**WHAT TO DO**
Copy the lines of the data below exactly, starting at the first and stopping after the line that contains "var route7Y = [0, 62.7, 38.5, 3.1, 18.7];"; include no pictures.

::: INFORMATION SHOWN :::

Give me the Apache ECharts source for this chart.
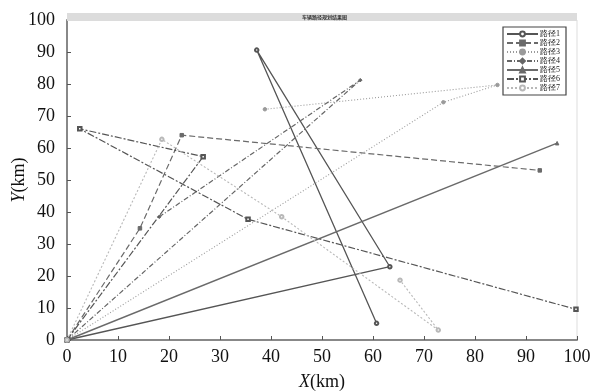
<!DOCTYPE html>
<html><head><meta charset="utf-8">
<script src="https://cdn.jsdelivr.net/npm/echarts@6/dist/echarts.min.js"></script>
<style>html,body{margin:0;padding:0;background:#fff}#c{width:595px;height:392px}</style>
</head><body><div id="c"></div>
<script>
var routeNames = ['路径1','路径2','路径3','路径4','路径5','路径6','路径7'];
var xTicks = [0,10,20,30,40,50,60,70,80,90,100];
var route1X = [0, 63.3, 37.2, 60.7];
var route1Y = [0, 22.9, 90.6, 5.2];
var route2X = [0, 14.3, 22.5, 92.7];
var route2Y = [0, 34.9, 64.0, 53.0];
var route3X = [0, 73.8, 84.4, 38.8];
var route3Y = [0, 74.3, 79.7, 72.1];
var route4X = [0, 57.5, 18.1];
var route4Y = [0, 81.2, 38.5];
var route5X = [0, 96.1];
var route5Y = [0, 61.5];
var route6X = [0, 26.7, 2.5, 35.5, 99.8];
var route6Y = [0, 57.3, 66.0, 37.7, 9.6];
var route7X = [0, 18.6, 42.1, 72.8, 65.3];
var route7Y = [0, 62.7, 38.5, 3.1, 18.7];

var routesX = [route1X, route2X, route3X, route4X, route5X, route6X, route7X];
var routesY = [route1Y, route2Y, route3Y, route4Y, route5Y, route6Y, route7Y];
var colors = ['#555','#6a6a6a','#9a9a9a','#666','#6a6a6a','#555','#b8b8b8'];
var dashes = ['solid',[6,3],[1,2],[5,2,1,2],'solid',[7,2,2,2],[2,2]];
var widths = [1.3,1.2,1.1,1.2,1.4,1.2,1.1];
var symbols = ['emptyCircle','rect','circle','diamond','triangle','emptyRect','emptyCircle'];

function zip(xs, ys){ return xs.map(function(v,i){return [v, ys[i]];}); }

var serif = '"Liberation Serif","DejaVu Serif",serif';
var chart = echarts.init(document.getElementById('c'), null, {renderer:'canvas'});
var series = routeNames.map(function(n,i){
  return {
    name: n, type: 'line', data: zip(routesX[i], routesY[i]),
    symbol: symbols[i], symbolSize: 3.5, showAllSymbol: true,
    lineStyle: {color: colors[i], width: widths[i], type: dashes[i]},
    itemStyle: {color: colors[i], borderColor: colors[i], borderWidth: 1},
    z: 2 + i, animation: false
  };
});
chart.setOption({
  animation: false,
  grid: {left: 67, right: 18, top: 20, bottom: 52, show: true, borderColor: '#ddd', borderWidth: 1,
         containLabel: false, outerBoundsMode: 'none'},
  graphic: [
    {type: 'rect', left: 67, top: 13, shape: {width: 510, height: 8}, style: {fill: '#dcdcdc'}, z: 100},
    {type: 'text', left: 302, top: 14.5, style: {text: '车辆路径规划结果图', font: 'bold 5px "Noto Sans CJK SC"', fill: '#333'}, z: 101}
  ],
  legend: {
    orient: 'vertical', left: 503, top: 27, itemWidth: 31, itemHeight: 6, itemGap: 1,
    padding: [3, 6, 3, 3], borderColor: '#444', borderWidth: 1.2, backgroundColor: '#fff',
    textStyle: {fontFamily: serif, fontSize: 8, lineHeight: 6, height: 6, color: '#222', padding: [0,0,0,-3]}, data: routeNames
  },
  xAxis: {
    type: 'value', min: 0, max: 100, interval: 10,
    name: '{i|X}(km)', nameLocation: 'middle', nameGap: 33, nameMoveOverlap: false,
    nameTextStyle: {fontFamily: serif, fontSize: 18, color: '#111', rich: {i: {fontFamily: serif, fontStyle: 'italic', fontSize: 18, color: '#111'}}},
    axisLine: {show: true, lineStyle: {color: '#888', width: 2}},
    axisTick: {show: true, inside: true, length: 4, lineStyle: {color: '#555'}},
    axisLabel: {fontFamily: serif, fontSize: 18, color: '#111', margin: 8,
      formatter: function(v){ return xTicks.indexOf(v) >= 0 ? String(v) : ''; }},
    splitLine: {show: false}
  },
  yAxis: {
    type: 'value', min: 0, max: 100, interval: 10,
    name: '{i|Y}(km)', nameLocation: 'middle', nameGap: 39, nameRotate: 90, nameMoveOverlap: false,
    nameTextStyle: {fontFamily: serif, fontSize: 18, color: '#111', rich: {i: {fontFamily: serif, fontStyle: 'italic', fontSize: 18, color: '#111'}}},
    axisLine: {show: true, lineStyle: {color: '#888', width: 2}},
    axisTick: {show: true, inside: true, length: 4, lineStyle: {color: '#555'}},
    axisLabel: {fontFamily: serif, fontSize: 18, color: '#111', margin: 12},
    splitLine: {show: false}
  },
  series: series
});
</script></body></html>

:::

**COMPLETED EXERCISE**
Give me the Apache ECharts source for this chart.
<!DOCTYPE html>
<html><head><meta charset="utf-8">
<script src="https://cdn.jsdelivr.net/npm/echarts@6/dist/echarts.min.js"></script>
<style>html,body{margin:0;padding:0;background:#fff}#c{width:595px;height:392px}</style>
</head><body><div id="c"></div>
<script>
var routeNames = ['路径1','路径2','路径3','路径4','路径5','路径6','路径7'];
var xTicks = [0,10,20,30,40,50,60,70,80,90,100];
var route1X = [0, 63.3, 37.2, 60.7];
var route1Y = [0, 22.9, 90.6, 5.2];
var route2X = [0, 14.3, 22.5, 92.7];
var route2Y = [0, 34.9, 64.0, 53.0];
var route3X = [0, 73.8, 84.4, 38.8];
var route3Y = [0, 74.3, 79.7, 72.1];
var route4X = [0, 57.5, 18.1];
var route4Y = [0, 81.2, 38.5];
var route5X = [0, 96.1];
var route5Y = [0, 61.5];
var route6X = [0, 26.7, 2.5, 35.5, 99.8];
var route6Y = [0, 57.3, 66.0, 37.7, 9.6];
var route7X = [0, 18.6, 42.1, 72.8, 65.3];
var route7Y = [0, 62.7, 38.5, 3.1, 18.7];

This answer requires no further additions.